At Union Square’s northeast end, East 17th and Union Square East, is the last version of Tammany Hall, constructed in 1928. Tammany Hall was an organization associated with the Democratic Party that dominated NYC politics for about a century, from the 1830s through the 1930s. The name was a bowdlerization of the name of a (likely fictional) Indian chief. A film school, New York Film Academy, now occupies much of the building.
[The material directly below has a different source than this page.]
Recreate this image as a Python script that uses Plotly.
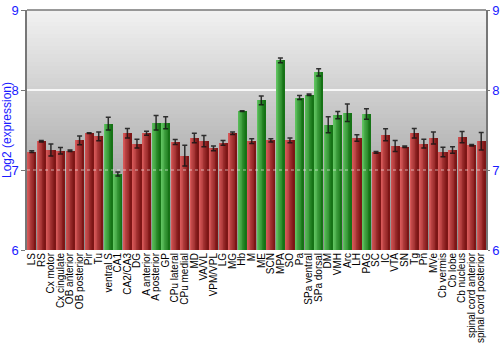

On East 16th, a wide painted ad advertises Crown Coat Fronts (out of the picture to the right, a smaller sign says ” Mftr’s of Civilian and Military Coat Fronts.” According to Walter Grutchfield, the company was here between 1947 and 1958. “Coat fronts” were a ”trade term for a built-up stiffening or shape-retaining interlining for the fronts of coats, made of stitched layers of haircloth, felt and canvas.”
Look closely at the left side of the Crown ad, and you can see that the paint has worn off sufficiently to allow a glimpse of the painted ad that preceded it, for Hyman and Oppenheim Human Hair Goods.
Frédéric-Auguste Bartholdi’s Marquis de Lafayette faces Union Square East and East 15th was dedicated in 1876, the USA Centennial. He was a staunch ally of the USA and became a close friend of George Washington, and his aid enabled the USA to win several crucial battles, most notably the Battle of Yorktown. France wavered in its support of the USA after the Revolution, but Lafayette continued on as a legendary and revered figure in the USA. He returned for a triumphal visit in 1824. If you are familiar with the name Bartholdi, you know that Liberty Enlightening The World, the Statue of Liberty, was also a Bartholdi work ten years later, in 1886.


Corinthian-columned, monumental Union Square Savings Bank, Union Square East and East 15th, was built in 1905 as a mini-Greek temple worshiping thrift. Its architect was Henry Bacon of the Lincoln Memorial and thousands of NYC park lampposts.